◆ **Given request**: Copy each line below exactly and leave the pictures out.

◆ **Source data**:
•••

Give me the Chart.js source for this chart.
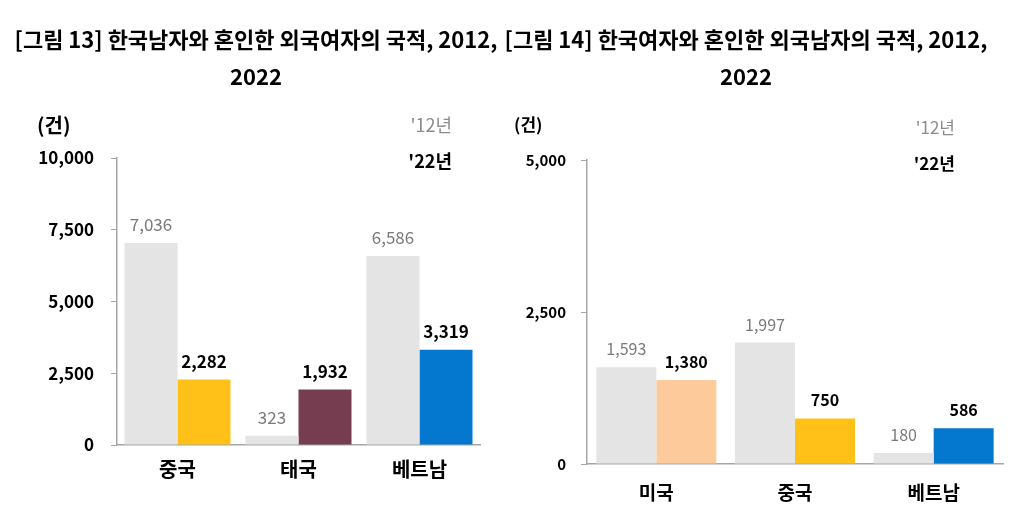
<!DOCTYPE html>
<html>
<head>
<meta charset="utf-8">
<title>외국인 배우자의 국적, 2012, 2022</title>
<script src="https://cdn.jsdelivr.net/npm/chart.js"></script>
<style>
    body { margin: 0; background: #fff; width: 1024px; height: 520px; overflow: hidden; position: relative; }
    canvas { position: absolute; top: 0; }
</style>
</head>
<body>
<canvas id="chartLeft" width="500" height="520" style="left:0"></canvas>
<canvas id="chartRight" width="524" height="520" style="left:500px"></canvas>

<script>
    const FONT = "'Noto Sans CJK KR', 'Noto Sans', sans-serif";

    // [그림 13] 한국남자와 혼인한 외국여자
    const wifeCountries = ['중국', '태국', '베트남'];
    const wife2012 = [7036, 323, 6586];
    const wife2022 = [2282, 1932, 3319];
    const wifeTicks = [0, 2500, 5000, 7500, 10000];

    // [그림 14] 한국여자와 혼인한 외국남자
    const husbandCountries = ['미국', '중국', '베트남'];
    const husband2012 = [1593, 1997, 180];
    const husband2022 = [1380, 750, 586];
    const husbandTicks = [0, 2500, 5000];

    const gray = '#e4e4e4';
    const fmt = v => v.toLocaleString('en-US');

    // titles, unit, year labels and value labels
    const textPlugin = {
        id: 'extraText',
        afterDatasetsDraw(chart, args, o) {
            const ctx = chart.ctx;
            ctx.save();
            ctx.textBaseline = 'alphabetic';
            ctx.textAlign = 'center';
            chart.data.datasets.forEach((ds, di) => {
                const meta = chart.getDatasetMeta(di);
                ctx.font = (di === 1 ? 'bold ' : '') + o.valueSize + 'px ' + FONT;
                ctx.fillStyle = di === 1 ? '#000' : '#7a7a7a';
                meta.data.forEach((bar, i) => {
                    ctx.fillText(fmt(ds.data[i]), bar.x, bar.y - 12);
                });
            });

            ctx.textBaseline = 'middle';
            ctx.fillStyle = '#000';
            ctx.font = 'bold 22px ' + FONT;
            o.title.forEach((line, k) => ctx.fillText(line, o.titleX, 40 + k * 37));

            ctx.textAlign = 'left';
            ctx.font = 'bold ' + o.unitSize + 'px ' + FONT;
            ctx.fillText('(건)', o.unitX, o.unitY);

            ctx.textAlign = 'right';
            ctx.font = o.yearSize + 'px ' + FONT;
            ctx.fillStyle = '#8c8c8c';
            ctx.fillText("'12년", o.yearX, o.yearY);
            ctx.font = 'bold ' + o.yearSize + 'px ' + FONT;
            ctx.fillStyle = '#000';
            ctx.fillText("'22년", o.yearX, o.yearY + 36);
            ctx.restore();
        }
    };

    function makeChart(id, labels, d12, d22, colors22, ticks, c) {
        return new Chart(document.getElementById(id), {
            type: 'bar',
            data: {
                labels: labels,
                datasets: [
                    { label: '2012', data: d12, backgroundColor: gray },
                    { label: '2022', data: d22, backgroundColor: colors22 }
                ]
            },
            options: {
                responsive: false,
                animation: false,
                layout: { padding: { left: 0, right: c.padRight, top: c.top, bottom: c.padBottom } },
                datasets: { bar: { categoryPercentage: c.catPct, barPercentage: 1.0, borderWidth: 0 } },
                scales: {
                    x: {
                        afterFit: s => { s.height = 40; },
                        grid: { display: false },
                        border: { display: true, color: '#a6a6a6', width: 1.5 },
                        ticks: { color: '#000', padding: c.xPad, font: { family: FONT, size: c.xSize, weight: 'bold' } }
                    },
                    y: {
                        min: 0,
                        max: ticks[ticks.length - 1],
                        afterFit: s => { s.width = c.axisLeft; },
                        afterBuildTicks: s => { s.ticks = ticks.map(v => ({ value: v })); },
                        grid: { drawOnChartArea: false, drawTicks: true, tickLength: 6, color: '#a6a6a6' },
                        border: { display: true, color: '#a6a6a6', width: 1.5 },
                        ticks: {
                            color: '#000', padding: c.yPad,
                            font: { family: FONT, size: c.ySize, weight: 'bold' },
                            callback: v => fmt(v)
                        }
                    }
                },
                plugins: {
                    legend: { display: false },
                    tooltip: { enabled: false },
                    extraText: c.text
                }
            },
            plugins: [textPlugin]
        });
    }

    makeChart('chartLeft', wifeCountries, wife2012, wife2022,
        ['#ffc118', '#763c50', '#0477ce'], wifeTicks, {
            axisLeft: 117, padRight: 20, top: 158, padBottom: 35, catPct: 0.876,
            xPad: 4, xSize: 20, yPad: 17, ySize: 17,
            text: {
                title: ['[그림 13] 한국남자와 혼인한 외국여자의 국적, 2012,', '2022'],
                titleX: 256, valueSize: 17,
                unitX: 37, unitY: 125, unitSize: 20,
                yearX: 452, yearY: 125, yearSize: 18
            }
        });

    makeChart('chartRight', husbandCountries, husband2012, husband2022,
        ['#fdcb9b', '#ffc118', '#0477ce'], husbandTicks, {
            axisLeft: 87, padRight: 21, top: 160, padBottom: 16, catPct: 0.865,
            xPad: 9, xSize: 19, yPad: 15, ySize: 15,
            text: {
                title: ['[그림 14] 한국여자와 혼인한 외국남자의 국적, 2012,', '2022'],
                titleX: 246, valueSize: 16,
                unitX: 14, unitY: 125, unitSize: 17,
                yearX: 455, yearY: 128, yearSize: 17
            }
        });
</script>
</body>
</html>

•••

◆ **Response to this task**:
Give me the Chart.js source for this chart.
<!DOCTYPE html>
<html>
<head>
<meta charset="utf-8">
<title>외국인 배우자의 국적, 2012, 2022</title>
<script src="https://cdn.jsdelivr.net/npm/chart.js"></script>
<style>
    body { margin: 0; background: #fff; width: 1024px; height: 520px; overflow: hidden; position: relative; }
    canvas { position: absolute; top: 0; }
</style>
</head>
<body>
<canvas id="chartLeft" width="500" height="520" style="left:0"></canvas>
<canvas id="chartRight" width="524" height="520" style="left:500px"></canvas>

<script>
    const FONT = "'Noto Sans CJK KR', 'Noto Sans', sans-serif";

    // [그림 13] 한국남자와 혼인한 외국여자
    const wifeCountries = ['중국', '태국', '베트남'];
    const wife2012 = [7036, 323, 6586];
    const wife2022 = [2282, 1932, 3319];
    const wifeTicks = [0, 2500, 5000, 7500, 10000];

    // [그림 14] 한국여자와 혼인한 외국남자
    const husbandCountries = ['미국', '중국', '베트남'];
    const husband2012 = [1593, 1997, 180];
    const husband2022 = [1380, 750, 586];
    const husbandTicks = [0, 2500, 5000];

    const gray = '#e4e4e4';
    const fmt = v => v.toLocaleString('en-US');

    // titles, unit, year labels and value labels
    const textPlugin = {
        id: 'extraText',
        afterDatasetsDraw(chart, args, o) {
            const ctx = chart.ctx;
            ctx.save();
            ctx.textBaseline = 'alphabetic';
            ctx.textAlign = 'center';
            chart.data.datasets.forEach((ds, di) => {
                const meta = chart.getDatasetMeta(di);
                ctx.font = (di === 1 ? 'bold ' : '') + o.valueSize + 'px ' + FONT;
                ctx.fillStyle = di === 1 ? '#000' : '#7a7a7a';
                meta.data.forEach((bar, i) => {
                    ctx.fillText(fmt(ds.data[i]), bar.x, bar.y - 12);
                });
            });

            ctx.textBaseline = 'middle';
            ctx.fillStyle = '#000';
            ctx.font = 'bold 22px ' + FONT;
            o.title.forEach((line, k) => ctx.fillText(line, o.titleX, 40 + k * 37));

            ctx.textAlign = 'left';
            ctx.font = 'bold ' + o.unitSize + 'px ' + FONT;
            ctx.fillText('(건)', o.unitX, o.unitY);

            ctx.textAlign = 'right';
            ctx.font = o.yearSize + 'px ' + FONT;
            ctx.fillStyle = '#8c8c8c';
            ctx.fillText("'12년", o.yearX, o.yearY);
            ctx.font = 'bold ' + o.yearSize + 'px ' + FONT;
            ctx.fillStyle = '#000';
            ctx.fillText("'22년", o.yearX, o.yearY + 36);
            ctx.restore();
        }
    };

    function makeChart(id, labels, d12, d22, colors22, ticks, c) {
        return new Chart(document.getElementById(id), {
            type: 'bar',
            data: {
                labels: labels,
                datasets: [
                    { label: '2012', data: d12, backgroundColor: gray },
                    { label: '2022', data: d22, backgroundColor: colors22 }
                ]
            },
            options: {
                responsive: false,
                animation: false,
                layout: { padding: { left: 0, right: c.padRight, top: c.top, bottom: c.padBottom } },
                datasets: { bar: { categoryPercentage: c.catPct, barPercentage: 1.0, borderWidth: 0 } },
                scales: {
                    x: {
                        afterFit: s => { s.height = 40; },
                        grid: { display: false },
                        border: { display: true, color: '#a6a6a6', width: 1.5 },
                        ticks: { color: '#000', padding: c.xPad, font: { family: FONT, size: c.xSize, weight: 'bold' } }
                    },
                    y: {
                        min: 0,
                        max: ticks[ticks.length - 1],
                        afterFit: s => { s.width = c.axisLeft; },
                        afterBuildTicks: s => { s.ticks = ticks.map(v => ({ value: v })); },
                        grid: { drawOnChartArea: false, drawTicks: true, tickLength: 6, color: '#a6a6a6' },
                        border: { display: true, color: '#a6a6a6', width: 1.5 },
                        ticks: {
                            color: '#000', padding: c.yPad,
                            font: { family: FONT, size: c.ySize, weight: 'bold' },
                            callback: v => fmt(v)
                        }
                    }
                },
                plugins: {
                    legend: { display: false },
                    tooltip: { enabled: false },
                    extraText: c.text
                }
            },
            plugins: [textPlugin]
        });
    }

    makeChart('chartLeft', wifeCountries, wife2012, wife2022,
        ['#ffc118', '#763c50', '#0477ce'], wifeTicks, {
            axisLeft: 117, padRight: 20, top: 158, padBottom: 35, catPct: 0.876,
            xPad: 4, xSize: 20, yPad: 17, ySize: 17,
            text: {
                title: ['[그림 13] 한국남자와 혼인한 외국여자의 국적, 2012,', '2022'],
                titleX: 256, valueSize: 17,
                unitX: 37, unitY: 125, unitSize: 20,
                yearX: 452, yearY: 125, yearSize: 18
            }
        });

    makeChart('chartRight', husbandCountries, husband2012, husband2022,
        ['#fdcb9b', '#ffc118', '#0477ce'], husbandTicks, {
            axisLeft: 87, padRight: 21, top: 160, padBottom: 16, catPct: 0.865,
            xPad: 9, xSize: 19, yPad: 15, ySize: 15,
            text: {
                title: ['[그림 14] 한국여자와 혼인한 외국남자의 국적, 2012,', '2022'],
                titleX: 246, valueSize: 16,
                unitX: 14, unitY: 125, unitSize: 17,
                yearX: 455, yearY: 128, yearSize: 17
            }
        });
</script>
</body>
</html>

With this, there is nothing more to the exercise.